Стихи написаны от лица женщины, но по своей тональности они близки стихам, вдохновленным памятью о Лазич, – и можно думать, что и эти стихи внушены поэту теми же переживаниями. Светлая, чистая, безгрешная – эти эпитеты естественнее в устах мужчины, оплакивающего загубленную им женщину, чем в устах женщины, вспоминающей о своей юности тут они отдавали бы самодовольством, самовлюбленностью. Если так – здесь творческий эксперимент Фет представляет себе Марию оставшейся в живых, представляет себе те чувства, которые она испытывала бы, мысленно обращаясь к нему. Что-то в этом роде есть и в других стихотворениях

Хоть память и твердит, что между нас могила,

Хоть каждый день бреду томительно к другой, —

Не в силах верить я, чтоб ты меня забыла,

Когда ты здесь, передо мной.

(«Нет, я не изменил. До старости глубокой…»)

И снится мне, что ты встала из гроба,

Такой же, какой ты с земли отлетела,

И снится, снится мы молоды оба,

И ты взглянула, как прежде глядела.

(«В тиши и мраке таинственной ночи…»)

9

Любовная тема для Фета особенно значительна. Фет считал ее основной темой поэзии «Изящная симпатия, установленная в своей всепобедной привлекательности самою природою в целях сохранения видов, всегда останется зерном и центром, на который навивается всякая поэтическая нить». Между тем Тургенев, тонкий ценитель лирики Фета, писал ему «Все Ваши личные, лирические, любовные, особенно страстные стихотворения – слабее прочих точно Вы их сочинили, и предмета стихов вовсе не существовало».
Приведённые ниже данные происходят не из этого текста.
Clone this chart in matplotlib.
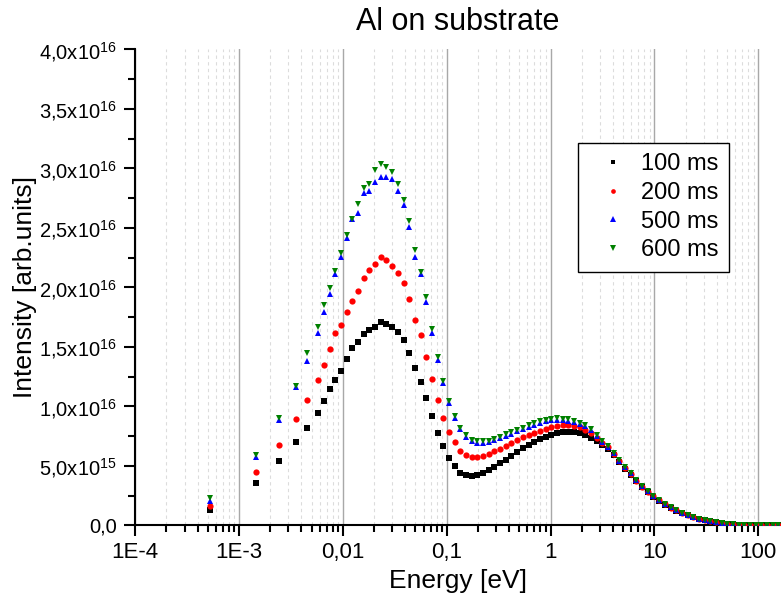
import numpy as np
import matplotlib
matplotlib.use("Agg")
import matplotlib.pyplot as plt
from matplotlib.ticker import FixedLocator, FixedFormatter, LogLocator, NullFormatter

plt.rcParams['font.family'] = ['Liberation Sans', 'DejaVu Sans']
plt.rcParams['mathtext.fontset'] = 'custom'
plt.rcParams['mathtext.rm'] = 'Liberation Sans'

# energy grid [eV]
energy = [5.31e-4, 1.453e-3, 2.406e-3, 3.512e-3, 4.518e-3, 5.813e-3, 6.593e-3,
          7.478e-3, 8.481e-3, 9.619e-3, 0.01091, 0.01237, 0.01404, 0.01592, 0.01806, 0.02048, 0.02323,
          0.02635, 0.02988, 0.03389, 0.03844, 0.04360, 0.04945, 0.05609, 0.06361, 0.07215, 0.08183,
          0.09281, 0.1053, 0.1194, 0.1354, 0.1536, 0.1742, 0.1976, 0.2241, 0.2542, 0.2883,
          0.3270, 0.3709, 0.4207, 0.4771, 0.5411, 0.6138, 0.6961, 0.7895, 0.8955, 1.016,
          1.152, 1.307, 1.482, 1.681, 1.906, 2.162, 2.452, 2.781, 3.155, 3.578,
          4.058, 4.603, 5.220, 5.921, 6.716, 7.617, 8.639, 9.798, 11.11, 12.60,
          14.30, 16.21, 18.39, 20.86, 23.66, 26.83, 30.43, 34.52, 39.15, 44.40,
          50.36, 57.12, 64.79, 73.48, 83.34, 94.53, 107.2, 121.6, 137.9, 156.4]

# intensities in units of 1e16
i100 = [0.130, 0.360, 0.542, 0.704, 0.822, 0.945, 1.049,
        1.145, 1.223, 1.301, 1.399, 1.492, 1.545, 1.612, 1.643, 1.668, 1.710,
        1.691, 1.671, 1.626, 1.556, 1.452, 1.321, 1.203, 1.069, 0.923, 0.775,
        0.671, 0.570, 0.500, 0.439, 0.424, 0.418, 0.424, 0.441, 0.466, 0.494,
        0.523, 0.550, 0.584, 0.618, 0.649, 0.674, 0.702, 0.724, 0.744, 0.763,
        0.775, 0.783, 0.786, 0.783, 0.780, 0.761, 0.738, 0.708, 0.674, 0.640,
        0.590, 0.531, 0.476, 0.428, 0.370, 0.322, 0.279, 0.241, 0.208, 0.176,
        0.149, 0.125, 0.103, 0.084, 0.068, 0.053, 0.043, 0.034, 0.026, 0.020,
        0.015, 0.010, 0.008, 0.006, 0.005, 0.004, 0.003, 0.003, 0.002, 0.002]
i200 = [0.164, 0.450, 0.674, 0.892, 1.052, 1.225, 1.351,
        1.486, 1.620, 1.687, 1.794, 1.887, 1.973, 2.080, 2.147, 2.197, 2.254,
        2.231, 2.181, 2.119, 2.038, 1.906, 1.727, 1.598, 1.413, 1.229, 1.055,
        0.906, 0.788, 0.702, 0.629, 0.590, 0.573, 0.573, 0.582, 0.601, 0.624,
        0.643, 0.668, 0.691, 0.716, 0.741, 0.761, 0.780, 0.797, 0.813, 0.828,
        0.836, 0.842, 0.842, 0.836, 0.825, 0.803, 0.775, 0.733, 0.691, 0.657,
        0.598, 0.538, 0.482, 0.434, 0.376, 0.327, 0.283, 0.244, 0.210, 0.178,
        0.150, 0.126, 0.104, 0.085, 0.068, 0.053, 0.043, 0.034, 0.027, 0.021,
        0.015, 0.011, 0.008, 0.006, 0.005, 0.004, 0.003, 0.003, 0.002, 0.002]
i500 = [0.206, 0.576, 0.887, 1.160, 1.385, 1.620, 1.797,
        1.941, 2.113, 2.259, 2.413, 2.573, 2.624, 2.792, 2.808, 2.889, 2.931,
        2.926, 2.909, 2.813, 2.693, 2.511, 2.259, 2.113, 1.881, 1.615, 1.391,
        1.195, 1.027, 0.906, 0.808, 0.746, 0.706, 0.693, 0.693, 0.699, 0.716,
        0.733, 0.752, 0.769, 0.790, 0.808, 0.828, 0.845, 0.861, 0.874, 0.884,
        0.887, 0.884, 0.878, 0.867, 0.853, 0.832, 0.803, 0.756, 0.702, 0.660,
        0.606, 0.545, 0.488, 0.440, 0.381, 0.331, 0.286, 0.246, 0.212, 0.180,
        0.152, 0.127, 0.105, 0.086, 0.069, 0.054, 0.044, 0.035, 0.027, 0.021,
        0.015, 0.011, 0.008, 0.006, 0.005, 0.004, 0.003, 0.003, 0.002, 0.002]
i600 = [0.227, 0.592, 0.903, 1.172, 1.447, 1.671, 1.853,
        1.993, 2.141, 2.287, 2.441, 2.573, 2.702, 2.839, 2.867, 2.987, 3.035,
        3.015, 2.973, 2.867, 2.735, 2.559, 2.315, 2.130, 1.918, 1.649, 1.418,
        1.212, 1.049, 0.920, 0.822, 0.761, 0.718, 0.708, 0.708, 0.713, 0.729,
        0.746, 0.766, 0.783, 0.803, 0.822, 0.842, 0.859, 0.876, 0.887, 0.897,
        0.901, 0.897, 0.892, 0.881, 0.864, 0.842, 0.808, 0.761, 0.710, 0.668,
        0.612, 0.550, 0.492, 0.444, 0.384, 0.334, 0.288, 0.248, 0.214, 0.181,
        0.153, 0.128, 0.105, 0.086, 0.069, 0.054, 0.044, 0.035, 0.027, 0.021,
        0.015, 0.011, 0.008, 0.006, 0.005, 0.004, 0.003, 0.003, 0.002, 0.002]

labels = ['100 ms', '200 ms', '500 ms', '600 ms']
colors = ['black', '#ff0000', '#0000ff', '#008000']
markers = ['s', 'o', '^', 'v']
msizes = [4, 4.5, 5, 5]

xticks = [1e-4, 1e-3, 1e-2, 1e-1, 1, 10, 100]
xticklabels = ['1E-4', '1E-3', '0,01', '0,1', '1', '10', '100']
yticks = [0, 0.5e16, 1.0e16, 1.5e16, 2.0e16, 2.5e16, 3.0e16, 3.5e16, 4.0e16]
yticklabels = ['0,0', r'$\mathregular{5{,}0x10^{15}}$', r'$\mathregular{1{,}0x10^{16}}$',
               r'$\mathregular{1{,}5x10^{16}}$', r'$\mathregular{2{,}0x10^{16}}$',
               r'$\mathregular{2{,}5x10^{16}}$', r'$\mathregular{3{,}0x10^{16}}$',
               r'$\mathregular{3{,}5x10^{16}}$', r'$\mathregular{4{,}0x10^{16}}$']

fig = plt.figure(figsize=(7.81, 6.07), dpi=100)
ax = fig.add_axes([0.1729, 0.1343, 0.8271, 0.7842])

for y, lab, c, m, ms in zip([i100, i200, i500, i600], labels, colors, markers, msizes):
    ax.plot(energy, np.array(y) * 1e16, linestyle='none', marker=m, color=c,
            markersize=ms, markeredgewidth=0, label=lab, zorder=3)

ax.set_xscale('log')
ax.set_xlim(1e-4, 165.5)
ax.set_ylim(0, 4.0e16)

ax.xaxis.set_major_locator(FixedLocator(xticks))
ax.xaxis.set_major_formatter(FixedFormatter(xticklabels))
ax.xaxis.set_minor_locator(LogLocator(base=10, subs=np.arange(2, 10), numticks=20))
ax.xaxis.set_minor_formatter(NullFormatter())
ax.yaxis.set_major_locator(FixedLocator(yticks))
ax.yaxis.set_major_formatter(FixedFormatter(yticklabels))
ax.yaxis.set_minor_locator(FixedLocator([0.25e16, 0.75e16, 1.25e16, 1.75e16, 2.25e16,
                                         2.75e16, 3.25e16, 3.75e16]))

ax.grid(which='major', axis='x', color='#a8a8a8', linewidth=1.0, linestyle='-')
ax.grid(which='minor', axis='x', color='#dcdcdc', linewidth=0.8, linestyle=(0, (3, 3)))
ax.set_axisbelow(True)

for side in ['top', 'right']:
    ax.spines[side].set_visible(False)
for side in ['left', 'bottom']:
    ax.spines[side].set_linewidth(1.5)

ax.tick_params(which='major', direction='out', length=8, width=1.5, labelsize=16, pad=4)
ax.tick_params(which='minor', direction='out', length=5, width=1.5)
ax.tick_params(axis='y', which='major', labelsize=14.5, pad=5)

ax.set_xlabel('Energy [eV]', fontsize=19, labelpad=4)
ax.set_ylabel('Intensity [arb.units]', fontsize=19)
ax.yaxis.set_label_coords(-0.152, 0.5)
ax.set_title('Al on substrate', fontsize=22, pad=14)

leg = ax.legend(loc='upper right', bbox_to_anchor=(0.919, 0.804), fontsize=17,
                frameon=True, fancybox=False, edgecolor='black', framealpha=1,
                markerscale=0.75, handlelength=2.1, handletextpad=0.1,
                labelspacing=0.28, borderpad=0.45, borderaxespad=0)
leg.get_frame().set_linewidth(1.0)

fig.savefig('out.png', dpi=100)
Что собственно имеет в виду Тургенев? Видимо, то, что при тонком раскрытии душевных переживаний Фет не дает индивидуальных образов женщин; в противоположность, скажем, героиням Некрасова они лишены социально-бытовой и характерологической конкретности. Фет живописует чувства, переживания, но не тех, кто переживает. Однако это можно сказать не только о женщинах, но и о мужчинах, – прежде всего о лирическом «я» стихов Фета. Это очень обобщенное «я», почти не имеющее индивидуальных признаков. Мы можем сказать о субъекте стихов Фета, что это человек, страстно любящий природу и искусство, наблюдательный, умеющий находить красоту в обыденных проявлениях жизни и т. п., но дать более конкретную – психологическую, биографическую, социальную – характеристику его мы не можем.

Справедливо пишет Б. О. Корман, противопоставляя Фета Некрасову, у которого в фокусе стихов – лирический герой, резко определенный во всех отношениях «…,я" стихотворений Фета отнюдь не лирический герой у него нет ни внешней, биографической, ни внутренней определенности, позволяющей говорить о нем как об известной личности. Лирическое „я" Фета – это взгляд на мир, по существу отвлеченный от конкретной личности»; «… „я" у Фета <…> выступает как элемент известной ситуации или носитель настроения, но ситуация и настроение приобретают самостоятельное значение и непосредственно отнюдь не проясняют внутренний облик „я"».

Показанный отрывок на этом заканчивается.